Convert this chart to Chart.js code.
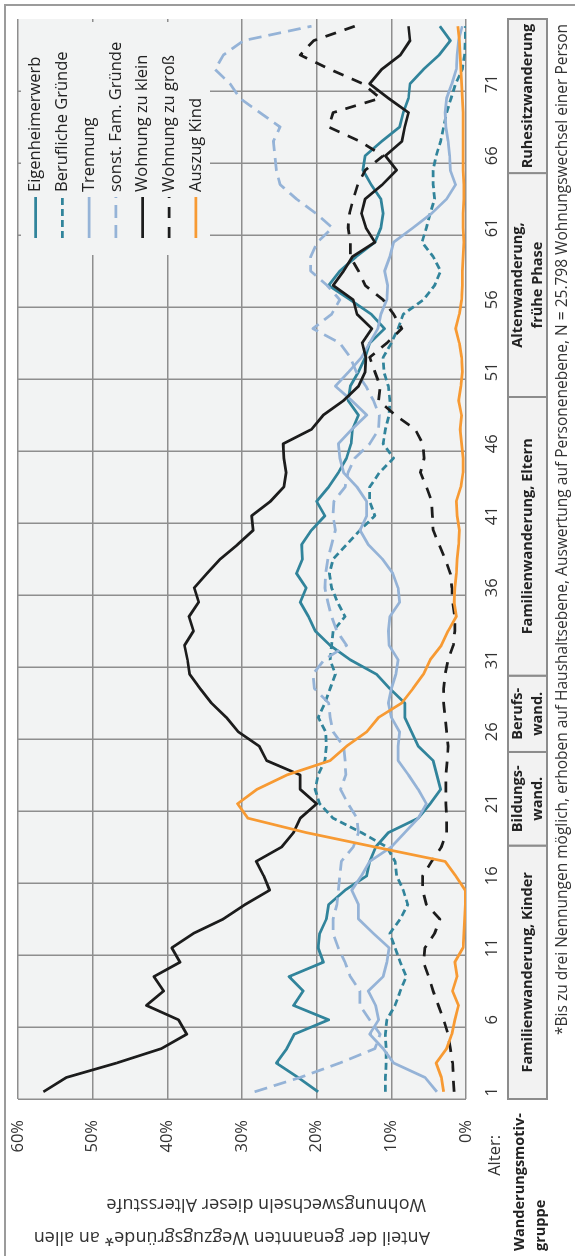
<!DOCTYPE html>
<html>
<head>
<meta charset="utf-8">
<script src="https://cdn.jsdelivr.net/npm/chart.js@4.4.0/dist/chart.umd.min.js"></script>
<style>
  html, body { margin: 0; padding: 0; background: #fff; }
  body { width: 575px; height: 1256px; overflow: hidden; position: relative; }
  /* the chart is drawn lying on its side and turned upright with CSS */
  #wrap { position: absolute; left: 0; top: 0; width: 1256px; height: 575px;
          transform-origin: 0 0; transform: rotate(-90deg) translate(-1256px, 0); }
</style>
</head>
<body>
<div id="wrap"><canvas id="chart" width="1256" height="575"></canvas></div>
<script>
const ages = [1, 2, 3, 4, 5, 6, 7, 8, 9, 10, 11, 12, 13, 14, 15, 16, 17, 18, 19, 20,
  21, 22, 23, 24, 25, 26, 27, 28, 29, 30, 31, 32, 33, 34, 35, 36, 37, 38, 39, 40,
  41, 42, 43, 44, 45, 46, 47, 48, 49, 50, 51, 52, 53, 54, 55, 56, 57, 58, 59, 60,
  61, 62, 63, 64, 65, 66, 67, 68, 69, 70, 71, 72, 73, 74, 75];
const ageTickLabels = [1, 6, 11, 16, 21, 26, 31, 36, 41, 46, 51, 56, 61, 66, 71];
const percentTicks = [0, 10, 20, 30, 40, 50, 60];

const eigenheimerwerb = [19.8, 22.5, 25.4, 24.0, 23.0, 18.4, 23.1, 21.8, 23.7, 19.1,
  19.8, 19.6, 18.7, 18.4, 16.2, 13.3, 12.9, 12.1, 10.4, 6.4,
  4.8, 3.4, 3.9, 4.4, 6.4, 7.3, 8.2, 8.2, 10.2, 12.0,
  15.5, 18.2, 20.2, 21.1, 22.2, 21.4, 22.7, 21.9, 22.0, 20.7,
  18.9, 20.0, 18.4, 17.1, 16.0, 15.4, 15.2, 14.4, 15.8, 15.5,
  14.4, 13.5, 12.9, 10.9, 12.7, 15.5, 18.4, 16.9, 14.7, 12.2,
  11.4, 11.1, 11.4, 12.7, 13.8, 13.5, 11.3, 8.9, 8.4, 7.7,
  7.5, 5.7, 3.6, 2.1, 3.5];
const beruflicheGruende = [10.8, 10.8, 10.7, 10.7, 10.8, 10.6, 9.5, 8.8, 8.0, 8.8,
  9.5, 10.2, 8.8, 7.8, 8.4, 9.3, 9.5, 10.6, 14.0, 17.8,
  19.6, 20.2, 19.8, 18.9, 18.7, 18.8, 19.8, 18.9, 18.2, 17.5,
  18.2, 18.0, 17.8, 16.2, 17.2, 18.0, 18.3, 17.8, 16.0, 14.2,
  12.2, 12.9, 12.9, 11.6, 9.7, 11.1, 10.8, 10.3, 10.2, 10.4,
  11.0, 11.1, 10.0, 9.1, 8.4, 5.7, 4.2, 3.4, 4.4, 5.9,
  5.3, 4.8, 4.2, 4.4, 4.4, 4.0, 3.4, 3.0, 2.6, 2.0,
  1.4, 0.5, 0.2, 0.1, 0.1];
const trennung = [3.9, 5.5, 9.7, 11.1, 12.9, 11.7, 12.1, 13.1, 11.1, 10.6,
  10.3, 12.4, 14.4, 14.4, 15.3, 14.0, 12.9, 10.0, 8.2, 6.4,
  5.3, 6.4, 7.7, 9.1, 9.1, 8.9, 10.0, 10.4, 10.0, 9.4,
  9.1, 10.3, 10.4, 10.2, 8.9, 9.1, 9.8, 11.2, 13.1, 14.2,
  13.3, 13.3, 14.6, 16.4, 16.9, 17.1, 15.3, 13.3, 15.3, 17.5,
  15.7, 14.0, 12.9, 11.8, 11.4, 10.6, 10.5, 10.9, 10.2, 9.7,
  7.1, 4.6, 2.6, 1.4, 2.1, 2.2, 2.4, 2.7, 2.8, 2.6,
  1.9, 1.3, 1.2, 1.0, 0.5];
const sonstFamGruende = [28.3, 22.2, 16.9, 12.2, 11.5, 12.9, 14.2, 14.2, 15.5, 16.2,
  17.1, 17.8, 17.8, 17.3, 17.1, 16.9, 16.7, 15.1, 14.4, 14.6,
  15.8, 16.8, 16.1, 16.2, 16.4, 17.8, 18.2, 18.4, 20.3, 20.5,
  19.0, 16.0, 17.3, 18.0, 18.5, 18.9, 18.8, 18.5, 18.0, 17.5,
  17.8, 17.7, 16.2, 15.8, 14.9, 12.9, 11.7, 11.6, 12.4, 13.4,
  14.7, 15.5, 16.9, 20.5, 18.0, 16.9, 18.6, 20.8, 20.8, 19.9,
  17.9, 20.1, 22.7, 24.9, 25.4, 25.6, 25.8, 24.9, 27.6, 30.3,
  31.6, 33.6, 32.5, 29.8, 20.7];
const wohnungZuKlein = [56.6, 53.5, 46.8, 40.8, 37.4, 38.5, 42.8, 40.5, 41.8, 38.3,
  39.4, 36.5, 32.5, 29.6, 26.3, 27.1, 28.1, 24.7, 23.1, 22.2,
  20.0, 22.2, 22.2, 26.7, 27.7, 30.5, 32.1, 34.1, 35.6, 37.0,
  37.3, 37.7, 36.5, 37.1, 35.8, 36.4, 34.7, 32.9, 30.6, 28.5,
  28.7, 26.2, 24.4, 24.1, 24.4, 24.5, 20.7, 19.1, 16.4, 14.4,
  13.5, 13.4, 13.9, 12.6, 14.6, 15.1, 17.8, 16.4, 15.2, 12.2,
  13.4, 14.0, 13.5, 11.2, 9.3, 10.8, 8.6, 8.2, 7.7, 10.4,
  12.9, 11.3, 8.8, 7.5, 7.7];
const wohnungZuGross = [1.6, 1.7, 1.8, 2.1, 2.4, 3.0, 3.7, 4.4, 5.0, 5.7,
  5.5, 4.2, 3.5, 5.3, 5.8, 5.8, 4.6, 3.3, 2.6, 2.6,
  2.7, 2.7, 2.7, 2.5, 2.4, 2.6, 2.8, 3.0, 3.0, 2.8,
  2.4, 1.7, 1.5, 1.5, 1.8, 1.9, 2.1, 2.8, 3.6, 4.4,
  4.5, 4.6, 5.3, 6.1, 5.6, 5.8, 6.8, 9.5, 11.7, 11.5,
  12.2, 12.9, 10.6, 8.6, 9.7, 11.1, 13.5, 14.4, 15.5, 15.5,
  15.8, 15.6, 15.1, 14.5, 13.5, 11.1, 14.2, 18.4, 17.8, 11.5,
  13.8, 18.2, 22.2, 20.4, 14.9];
const auszugKind = [3.0, 3.3, 4.0, 2.6, 1.9, 1.5, 1.0, 1.8, 1.2, 1.5,
  0.4, 0.3, 0.2, 0.1, 0.1, 1.4, 2.8, 12.2, 21.4, 29.2,
  30.6, 28.0, 24.0, 18.2, 16.0, 13.3, 11.7, 8.6, 7.1, 5.7,
  4.8, 3.3, 2.4, 1.3, 1.6, 1.5, 1.3, 1.2, 1.0, 0.9,
  1.2, 1.3, 0.7, 0.4, 0.4, 0.6, 0.8, 0.6, 1.0, 0.7,
  0.5, 0.6, 0.9, 1.4, 0.9, 0.6, 0.5, 0.5, 0.4, 0.3,
  0.4, 0.4, 0.3, 0.3, 0.4, 0.4, 0.4, 0.4, 0.4, 0.5,
  0.6, 0.7, 0.8, 0.9, 1.1];

// Wanderungsmotivgruppen under the age axis
const groupNames = [['Familienwanderung, Kinder'], ['Bildungs-', 'wand.'], ['Berufs-', 'wand.'],
  ['Familienwanderung, Eltern'], ['Altenwanderung,', 'frühe Phase'], ['Ruhesitzwanderung']];
// where the boxes of the table meet, measured in years along the age axis
const tableEdges = [0, 17.6, 24.1, 29.4, 48.75, 64.3, 75];

const FONT = '"Open Sans", "DejaVu Sans", sans-serif';
const TEAL = '#31849b';
const LIGHTBLUE = '#95b3d7';
const BLACK = '#1c1c1c';
const ORANGE = '#f79a33';

function line(label, data, color, dash) {
  return {
    label: label,
    data: data,
    borderColor: color,
    backgroundColor: color,
    borderWidth: 2.75,
    borderDash: dash,
    borderJoinStyle: 'round',
    pointRadius: 0,
    tension: 0,
    fill: false
  };
}

const datasets = [
  line('Eigenheimerwerb', eigenheimerwerb, TEAL, []),
  line('Berufliche Gründe', beruflicheGruende, TEAL, [7, 4]),
  line('Trennung', trennung, LIGHTBLUE, []),
  line('sonst. Fam. Gründe', sonstFamGruende, LIGHTBLUE, [13, 7]),
  line('Wohnung zu klein', wohnungZuKlein, BLACK, []),
  line('Wohnung zu groß', wohnungZuGross, BLACK, [11, 9]),
  line('Auszug Kind', auszugKind, ORANGE, [])
];
datasets.forEach((ds, i) => { ds.order = datasets.length - i; });

function rotText(ctx, text, x, y, align) {
  ctx.save();
  ctx.translate(x, y);
  ctx.rotate(-Math.PI / 2);
  ctx.textAlign = align;
  ctx.fillText(text, 0, 0);
  ctx.restore();
}

const decor = {
  id: 'decor',
  beforeDraw(chart) {
    const { ctx, chartArea: a } = chart;
    ctx.save();
    ctx.fillStyle = '#ffffff';
    ctx.fillRect(0, 0, chart.width, chart.height);
    ctx.fillStyle = '#f2f3f3';
    ctx.fillRect(a.left, a.top, a.right - a.left, a.bottom - a.top);
    ctx.strokeStyle = '#9b9b9b';
    ctx.lineWidth = 2;
    ctx.beginPath();
    ctx.moveTo(0, 5);
    ctx.lineTo(1251, 5);
    ctx.lineTo(1251, chart.height);
    ctx.stroke();
    ctx.restore();
  },
  beforeDatasetsDraw(chart) {
    // legend box hides the grid behind it
    const { ctx } = chart;
    ctx.save();
    ctx.fillStyle = '#f2f3f3';
    ctx.fillRect(1001, 21, 233, 189);
    ctx.restore();
  },
  afterDatasetsDraw(chart) {
    const { ctx } = chart;
    const xs = chart.scales.x;
    ctx.save();
    ctx.textBaseline = 'middle';

    // legend
    chart.data.datasets.forEach((ds, i) => {
      const y = 35.7 + i * 26.7;
      ctx.strokeStyle = ds.borderColor;
      ctx.lineWidth = ds.borderWidth;
      ctx.setLineDash(ds.borderDash);
      ctx.beginPath();
      ctx.moveTo(1018, y);
      ctx.lineTo(1059, y);
      ctx.stroke();
      ctx.setLineDash([]);
      ctx.fillStyle = '#222';
      ctx.font = '16.5px ' + FONT;
      ctx.textAlign = 'left';
      ctx.fillText(ds.label, 1064, y);
    });

    // y axis title
    ctx.fillStyle = '#333';
    ctx.font = '18px ' + FONT;
    rotText(ctx, 'Anteil der genannten Wegzugsgründe* an allen', 19, 430, 'left');
    rotText(ctx, 'Wohnungswechseln dieser Altersstufe', 52, 426, 'left');

    ctx.font = '16.5px ' + FONT;
    ctx.textAlign = 'right';
    ctx.fillText('Alter:', 121, 495);

    // Wanderungsmotivgruppe table
    const v0 = 508, v1 = 547;
    groupNames.forEach((name, i) => {
      const u0 = xs.getPixelForValue(tableEdges[i] - 0.5);
      const u1 = xs.getPixelForValue(tableEdges[i + 1] - 0.5);
      ctx.fillStyle = '#f2f2f2';
      ctx.fillRect(u0, v0, u1 - u0, v1 - v0);
      ctx.strokeStyle = '#8c8c8c';
      ctx.lineWidth = 2;
      ctx.strokeRect(u0, v0, u1 - u0, v1 - v0);
      ctx.fillStyle = '#222';
      ctx.font = 'bold 14.5px ' + FONT;
      ctx.textAlign = 'center';
      const uc = (u0 + u1) / 2;
      if (name.length === 1) {
        ctx.fillText(name[0], uc, 528);
      } else {
        ctx.fillText(name[0], uc, 518);
        ctx.fillText(name[1], uc, 538);
      }
    });
    ctx.textAlign = 'left';
    ctx.font = 'bold 14.5px ' + FONT;
    ctx.fillText('Wanderungsmotiv-', 5, 520);
    ctx.fillText('gruppe', 5, 541);

    // footnote
    ctx.font = '15.5px ' + FONT;
    ctx.fillStyle = '#333';
    ctx.textAlign = 'right';
    ctx.fillText('*Bis zu drei Nennungen möglich, erhoben auf Haushaltsebene, Auswertung auf Personenebene, N = 25.798 Wohnungswechsel einer Person', 1232, 563);
    ctx.restore();
  }
};

Chart.defaults.font.family = FONT;
Chart.defaults.color = '#333';

new Chart(document.getElementById('chart'), {
  type: 'line',
  data: { labels: ages, datasets: datasets },
  options: {
    responsive: false,
    animation: false,
    events: [],
    devicePixelRatio: 1,
    layout: { padding: { left: 0, right: 19, top: 18, bottom: 0 } },
    plugins: { legend: { display: false }, tooltip: { enabled: false } },
    scales: {
      x: {
        type: 'category',
        offset: true,
        grid: {
          offset: true,
          drawTicks: false,
          lineWidth: 1.5,
          color: (c) => (c.index % 5 === 0 ? '#8e8e8e' : 'rgba(0,0,0,0)')
        },
        border: { display: false },
        ticks: {
          autoSkip: false,
          maxRotation: 0,
          padding: 16,
          font: { size: 16.5 },
          color: '#333',
          callback: function (value, index) {
            return ageTickLabels.includes(ages[index]) ? String(ages[index]) : '';
          }
        },
        afterFit: (scale) => {
          scale.height = 109;
          scale.paddingLeft = 0;
          scale.paddingRight = 0;
        }
      },
      y: {
        min: 0,
        max: 60,
        afterBuildTicks: (scale) => { scale.ticks = percentTicks.map(v => ({ value: v })); },
        grid: { drawTicks: false, lineWidth: 1.5, color: '#8e8e8e' },
        border: { display: false },
        ticks: {
          padding: 21,
          font: { size: 16.5 },
          color: '#333',
          callback: (v) => v + '%'
        },
        afterFit: (scale) => {
          scale.width = 157;
          scale.paddingTop = 0;
          scale.paddingBottom = 0;
        }
      }
    }
  },
  plugins: [decor]
});
</script>
</body>
</html>
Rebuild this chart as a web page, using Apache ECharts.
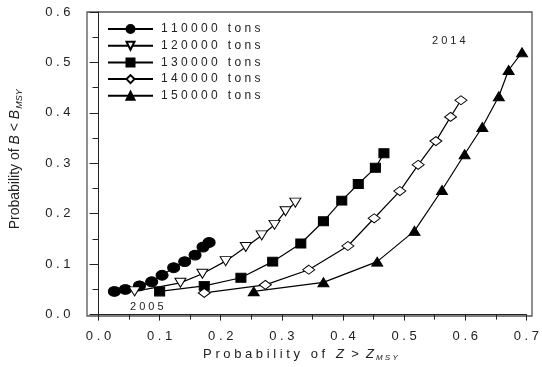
<!DOCTYPE html>
<html><head><meta charset="utf-8">
<script src="https://cdn.jsdelivr.net/npm/echarts@6/dist/echarts.min.js"></script>
<style>html,body{margin:0;padding:0;background:#fff}#c{width:542px;height:367px}</style>
</head><body><div id="c"></div>
<script>
const seriesNames = ['110000 tons','120000 tons','130000 tons','140000 tons','150000 tons'];
const s110x = [0.026,0.044,0.067,0.087,0.104,0.123,0.141,0.158,0.171,0.181];
const s110y = [0.046,0.050,0.057,0.065,0.078,0.093,0.105,0.118,0.134,0.143];
const s120x = [0.059,0.134,0.170,0.208,0.241,0.267,0.288,0.306,0.322];
const s120y = [0.046,0.063,0.081,0.106,0.134,0.157,0.178,0.205,0.222];
const s130x = [0.100,0.173,0.233,0.285,0.331,0.368,0.398,0.425,0.453,0.467];
const s130y = [0.046,0.057,0.073,0.105,0.141,0.185,0.226,0.259,0.291,0.320];
const s140x = [0.173,0.273,0.344,0.408,0.451,0.493,0.523,0.552,0.576,0.593];
const s140y = [0.043,0.059,0.089,0.136,0.191,0.245,0.297,0.344,0.392,0.425];
const s150x = [0.254,0.368,0.456,0.517,0.562,0.599,0.628,0.655,0.671,0.693];
const s150y = [0.046,0.064,0.105,0.166,0.247,0.318,0.372,0.433,0.485,0.520];
const annotations = ['2005','2014'];

const FONT = '"Liberation Sans", Arial, sans-serif';
const spaced = s => s.split('').join(' ');
const zip = (xs, ys) => xs.map((x, i) => [x, ys[i]]);

const styles = [
  {symbol:'circle', size:[12,10], fill:'#000', rotate:0},
  {symbol:'triangle', size:[11,9], fill:'#fff', rotate:180},
  {symbol:'rect', size:[10,9], fill:'#000', rotate:0},
  {symbol:'diamond', size:[12,9], fill:'#fff', rotate:0},
  {symbol:'triangle', size:[11,9], fill:'#000', rotate:0}
];
const datas = [zip(s110x,s110y), zip(s120x,s120y), zip(s130x,s130y), zip(s140x,s140y), zip(s150x,s150y)];

const chart = echarts.init(document.getElementById('c'), null, {renderer:'canvas'});
chart.setOption({
  animation:false,
  backgroundColor:'#fff',
  textStyle:{fontFamily:FONT},
  grid:{left:93, right:10, top:12, bottom:51},
  legend:{
    orient:'vertical', left:107, top:22, padding:0, itemWidth:45, itemHeight:10, itemGap:2.7,
    formatter: n => spaced(n),
    textStyle:{fontFamily:FONT, fontSize:12, color:'#222', lineHeight:14, padding:[0,0,0,3]},
    data: seriesNames
  },
  xAxis:{
    type:'value', min:0, max:0.7, interval:0.1,
    name:'{t|' + spaced('Probability of') + '   }{i|Z}{t|  >  }{i|Z}{s|' + spaced('MSY') + '}',
    nameLocation:'middle', nameGap:30,
    nameTextStyle:{padding:[0,24,0,0], rich:{
      t:{fontFamily:FONT, fontSize:13, color:'#222'},
      i:{fontFamily:FONT, fontSize:13, fontStyle:'italic', color:'#222'},
      s:{fontFamily:FONT, fontSize:8, fontStyle:'italic', color:'#222', padding:[8,0,0,2]}
    }},
    axisLine:{show:true, lineStyle:{color:'#222', width:1}},
    axisTick:{show:true, inside:false, length:6, lineStyle:{color:'#222'}},
    minorTick:{show:true, splitNumber:2, length:5, lineStyle:{color:'#222'}},
    splitLine:{show:false},
    axisLabel:{margin:15, fontSize:13, color:'#222', fontFamily:FONT, formatter:v => spaced(v.toFixed(1))}
  },
  yAxis:{
    type:'value', min:0, max:0.6, interval:0.1, offset:6,
    name:'{t|Probability of }{i|B}{t| < }{i|B}{s|MSY}',
    nameLocation:'middle', nameGap:69, nameRotate:90,
    nameTextStyle:{padding:[0,0,0,8], rich:{
      t:{fontFamily:FONT, fontSize:14, color:'#222'},
      i:{fontFamily:FONT, fontSize:14, fontStyle:'italic', color:'#222'},
      s:{fontFamily:FONT, fontSize:9, fontStyle:'italic', color:'#222', padding:[8,0,0,1]}
    }},
    axisLine:{show:true, lineStyle:{color:'#222', width:1}},
    axisTick:{show:true, inside:false, length:9, lineStyle:{color:'#222'}},
    minorTick:{show:true, splitNumber:2, length:6, lineStyle:{color:'#222'}},
    splitLine:{show:false},
    axisLabel:{margin:22, fontSize:13, color:'#222', fontFamily:FONT, formatter:v => spaced(v.toFixed(1))}
  },
  graphic:[
    {type:'rect', shape:{x:87, y:12, width:445, height:304}, style:{fill:'none', stroke:'#555', lineWidth:1.3}, silent:true, z:-1},
    {type:'text', left:130, top:301, style:{text:spaced(annotations[0]), font:'11px ' + FONT, fill:'#222'}},
    {type:'text', left:432, top:35, style:{text:spaced(annotations[1]), font:'11px ' + FONT, fill:'#222'}}
  ],
  series: seriesNames.map((n, k) => ({
    name:n, type:'line', data:datas[k],
    symbol:styles[k].symbol, symbolSize:styles[k].size, symbolRotate:styles[k].rotate,
    showAllSymbol:true,
    lineStyle:{color:'#000', width:1.2},
    itemStyle:{color:styles[k].fill, borderColor:'#000', borderWidth:1},
    z:2 + k
  }))
});
</script></body></html>
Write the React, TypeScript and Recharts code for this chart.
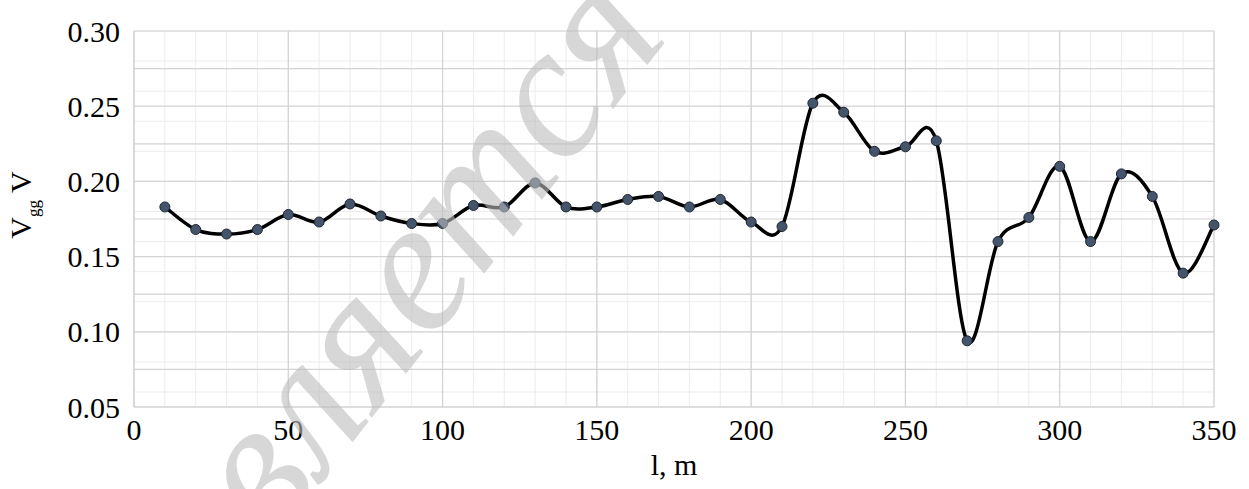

### [Required task]
Your task is to pick out every line with the string "this" and copy it.

### [Completed task]
Convert this chart to Chart.js code.
Rebuild this chart as a web page, using Apache ECharts.
Write the React, TypeScript and Recharts code for this chart.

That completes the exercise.